Rose is a dedicated mother who not only struggles to support her son but has to deal with personal issues about doubt and self worth. In high school she was head cheerleader, dated the football team's quarterback and was the envy of many of her girlfriends. Years later she finds herself unmarried with a son and struggling to make ends meet. She is in a dead end relationship (and has been years for years) with her married ex high school sweetheart Mac (Zahn), who apparently decided that she wasn't good enough for him to marry but is too much of a coward to admit that he should have. Both she and younger sister Norah have emotional issues surrounding the death of their mother which occurred in front of them when they were younger. Their father is loving/supportive but is unable to help the girls on an emotional level regarding the loss of their mother. Rose and Norah have a strained relationship where Rose constantly feels obligated to catch Norah every time she falls (which seems to be often). Norah discovers a photo of a young woman at the scene of clean up involving the unattended death of a seemingly lonely elderly woman. She decides to seek the young woman out believing that she is the deceased's estranged daughter. Norah does this secretly and feels a sense of obligation about it that seems directly related to her personal feelings about losing her mother. She does locate her but soon finds out that the act itself had more to do with her own attempt at healing than having meaning to the woman (played by Mary Lynn Rajskub) .
The script does an excellent job of painting a multi-dimensional picture and establishing tangible relationships between the film's characters that creates a bond with the audience. These are empathetic and well drawn people who suffer from issues that while not earth shattering had a feeling of realism. This was illustrated at several points in the film. One example occurs in the scene where Rose is cleaning a beautifully luxurious home when the lady of the house comes home and recognize her from high school. She asks Rose how things are going, if she ever married her high school sweetheart/football team quarterback Mac, and tells her she always envied her as the head cheerleader/popular girl. This wasn't said with malice intent but strictly as more of a catch up conversation. Rose couldn't help but feel as though her life hasn't been what she hoped. The same woman invites her to her upcoming baby shower which occurs after Rose has had some success with her new business. Rose attends the party even though she had been called just before to respond to a clean up. She sends Norah by herself with the promise of coming soon after. Rose wanted very much to feel a part of the group and sought acceptance as she described her new job/business to the women at the party. Things didn't quite turn out the way she envisioned either at the party or with sending Norah alone to handle the clean up.
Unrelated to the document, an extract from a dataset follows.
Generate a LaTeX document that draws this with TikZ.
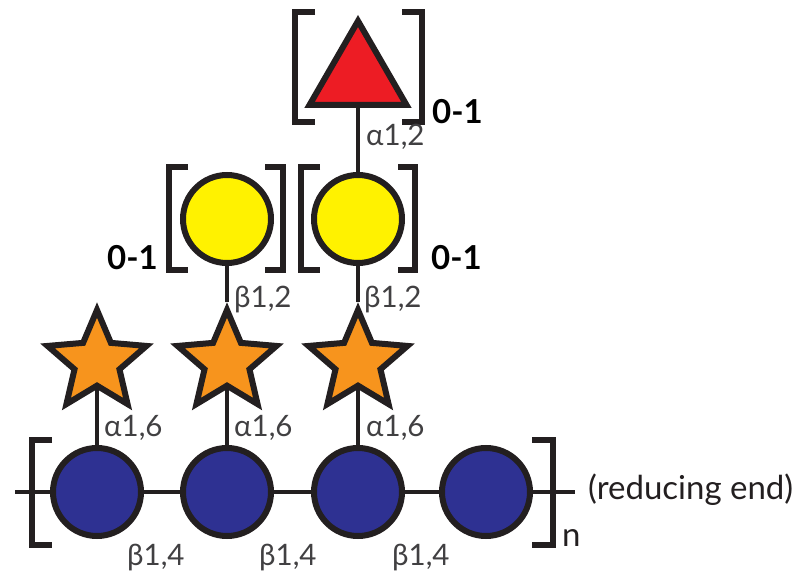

The events of that night eventually lend Norah and Rose to a sort of reckoning in both their relationship and separate lives.
This isn't an uplifting film but it has the potential to be a sobering one that is spun with a slightly dark sense of humor that is presented in just the right amounts so that it doesn't interfere with its message. I found it rewarding, appreciated the wonderful performances by the cast and enjoyed its perfectly paced and well written script/direction.
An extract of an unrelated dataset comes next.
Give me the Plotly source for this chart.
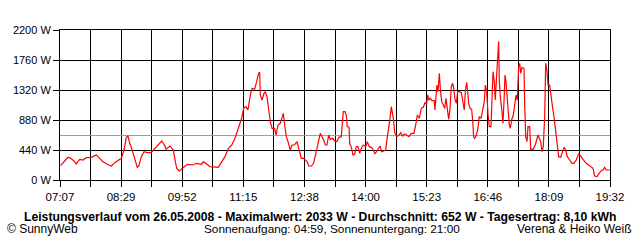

The rating is for Language, disturbing images, some sexuality and drug use.
AUDIO/VIDEO - By The Numbers:
REFERENCE = 92-100 / EXCELLENT = 83-91 / GOOD = 74-82 / AVERAGE = 65-73 / BELOW AVERAGE = under 65
**My audio/video ratings are based upon a comparative made against other high definition media/blu-ray disc.**
(Each rating is worth 4 points with a max of 5 per category)
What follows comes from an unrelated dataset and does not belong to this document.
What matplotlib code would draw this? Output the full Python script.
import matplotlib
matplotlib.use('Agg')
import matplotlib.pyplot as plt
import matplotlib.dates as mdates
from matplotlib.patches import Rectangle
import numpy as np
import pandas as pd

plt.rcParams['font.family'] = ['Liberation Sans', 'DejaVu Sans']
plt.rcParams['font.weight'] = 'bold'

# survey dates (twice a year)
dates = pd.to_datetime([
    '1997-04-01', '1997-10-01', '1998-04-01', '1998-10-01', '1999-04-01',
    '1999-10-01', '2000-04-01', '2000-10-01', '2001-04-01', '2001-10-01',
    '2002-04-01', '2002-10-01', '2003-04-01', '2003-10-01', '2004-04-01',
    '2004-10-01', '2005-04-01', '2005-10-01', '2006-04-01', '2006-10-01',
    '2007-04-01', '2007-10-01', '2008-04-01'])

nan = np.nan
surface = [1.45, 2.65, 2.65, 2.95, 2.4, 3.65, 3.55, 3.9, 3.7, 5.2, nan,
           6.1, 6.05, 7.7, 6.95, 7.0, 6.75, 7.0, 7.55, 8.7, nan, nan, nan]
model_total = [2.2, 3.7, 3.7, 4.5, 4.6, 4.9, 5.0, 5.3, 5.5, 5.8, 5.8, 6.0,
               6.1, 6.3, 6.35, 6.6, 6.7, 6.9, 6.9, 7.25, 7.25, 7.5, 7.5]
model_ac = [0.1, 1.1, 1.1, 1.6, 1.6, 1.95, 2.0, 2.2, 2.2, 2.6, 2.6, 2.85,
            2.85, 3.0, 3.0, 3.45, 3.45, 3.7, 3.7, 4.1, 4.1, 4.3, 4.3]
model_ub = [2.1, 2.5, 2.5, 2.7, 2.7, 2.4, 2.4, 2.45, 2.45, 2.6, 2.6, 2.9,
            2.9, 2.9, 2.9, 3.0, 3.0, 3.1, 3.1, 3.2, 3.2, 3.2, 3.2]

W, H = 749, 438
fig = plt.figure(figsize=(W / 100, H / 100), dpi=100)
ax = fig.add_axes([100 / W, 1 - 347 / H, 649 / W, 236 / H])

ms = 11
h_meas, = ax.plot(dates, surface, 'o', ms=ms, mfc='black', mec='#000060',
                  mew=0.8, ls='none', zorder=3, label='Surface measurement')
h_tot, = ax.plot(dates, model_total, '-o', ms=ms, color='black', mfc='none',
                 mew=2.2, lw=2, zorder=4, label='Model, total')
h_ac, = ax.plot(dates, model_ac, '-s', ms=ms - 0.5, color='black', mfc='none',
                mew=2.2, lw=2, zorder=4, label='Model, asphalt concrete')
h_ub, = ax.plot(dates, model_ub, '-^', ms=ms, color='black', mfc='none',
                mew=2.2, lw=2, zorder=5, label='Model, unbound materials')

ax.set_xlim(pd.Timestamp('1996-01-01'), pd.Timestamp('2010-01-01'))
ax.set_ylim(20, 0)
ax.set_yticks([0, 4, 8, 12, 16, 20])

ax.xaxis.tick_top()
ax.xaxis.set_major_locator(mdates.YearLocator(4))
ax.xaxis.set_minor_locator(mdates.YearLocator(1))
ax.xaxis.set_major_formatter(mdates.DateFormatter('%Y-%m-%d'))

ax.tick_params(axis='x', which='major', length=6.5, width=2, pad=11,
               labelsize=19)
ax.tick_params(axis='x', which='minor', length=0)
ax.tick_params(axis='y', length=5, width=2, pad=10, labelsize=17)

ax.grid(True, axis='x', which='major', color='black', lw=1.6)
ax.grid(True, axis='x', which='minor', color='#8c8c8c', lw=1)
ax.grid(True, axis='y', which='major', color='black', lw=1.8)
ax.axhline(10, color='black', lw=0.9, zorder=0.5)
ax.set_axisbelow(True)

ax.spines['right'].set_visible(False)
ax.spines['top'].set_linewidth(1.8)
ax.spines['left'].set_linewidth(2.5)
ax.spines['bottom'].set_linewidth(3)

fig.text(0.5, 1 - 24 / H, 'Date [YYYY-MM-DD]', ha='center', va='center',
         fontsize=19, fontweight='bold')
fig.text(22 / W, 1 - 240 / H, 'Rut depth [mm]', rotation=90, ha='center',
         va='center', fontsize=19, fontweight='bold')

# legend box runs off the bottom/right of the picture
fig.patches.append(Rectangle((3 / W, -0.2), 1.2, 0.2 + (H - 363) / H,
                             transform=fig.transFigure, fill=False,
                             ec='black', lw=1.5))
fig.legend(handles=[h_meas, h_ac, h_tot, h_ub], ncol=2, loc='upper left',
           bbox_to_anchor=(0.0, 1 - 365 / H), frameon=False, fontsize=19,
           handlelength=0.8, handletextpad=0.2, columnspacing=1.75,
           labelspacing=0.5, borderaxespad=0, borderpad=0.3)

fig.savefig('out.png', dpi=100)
- Low frequency extension:
- Surround Sound presentation:
- Dialogue Reproduction:
(Each rating is worth 4 points with a max of 5 per category)
- Black level/Shadow detail:
- Color reproduction:
Sunshine cleaning comes to Blu-ray Disc from Anchor Bay HE featuring 1080p AVC encoded video that has an average bitrate of 29 mbps and lossless Dolby TrueHD 5.1 channel audio that has an average bitrate 3.2 mbps.
This is a high quality video presentation that vividly translated the elements represented in this film. The 2.40:1 framed video was exquisitely detailed and lifelike which provided a transparent perspective when looking at objects and people onscreen. Images had a near infinite level of depth that enhanced long range camera pans. Colors were intentionally muted but displayed good tonal balance which allowed deeper hues to pop when appropriate or remain less prominent when not essential. Fleshtones were sullen, with milky white but distinct complexions that didn't come across as unnatural or pasty. Contrast was bold without overcooking brightly lit scenes and washing out whites. Blacks were noise free with deep highlights and good dynamic range. Shadow delineation was strong which elevated detail perception in low light improving depth of field. An example of this can be seen in the trestling sequence as Norah and Lynn stand beneath the train trestle. The detail in the trestle's support structure, their darkened clothing and the immediate surrounding area is clearly discernible in the soft glow of the evening light. The video had a refined and pristine quality that displays a light veil of grain that lends it an agreeable and cinematic texture that is enriching. The film's soundtrack is almost entirely dialogue driven aside from a brief sequence where Norah stands directly below a train trestle as the train passes by right above her. That scene did provide a fair sense of surround envelopment with a subtle low end kick that pulsed along with dynamic weight of the train as it rumbled along the tracks. Otherwise things remained front oriented with dialogue clearly and centrally focused. The remaining sounds and off camera spatial cues were naturally spread across the front three channels and corresponded well with the onscreen events.
- Audio commentary featuring writer Megan Holley and producer Glenn Williamson
- (HD) Sunshine cleaning: A fresh look at a dirty business - 11 minute featurette
- (HD) Theatrical trailer
- (HD) BD Previews:
- Last chance Harvey
- Henry Poole is here
- The Visitor
- Crash: The Series
- Movie Trailer: Paper heart
- BD-Live enabled
Sunshine cleaningis a well crafted drama about the irony that can sometimes emerge from life's decisions and the importance of realizing ones self worth. It features a solid script and capable direction from Christine Jeffs. The cast, most notably Amy Adams and Emily Blunt, lend superb credibility to their well drawn and genuine characters. Its pristine quality high definition debut on Blu-ray Disc from Overture/Anchor Bay offers lucid, three dimensional imagery that looked great on my large screen. I wasn't overly impressed by the bonus supplements as a whole however the 'Fresh look at a dirty business' documentary was both interesting and appropriate for the film's subject matter. This is an entertaining and down to earth film that is worthy of your time so throw it in the queue and give it a spin.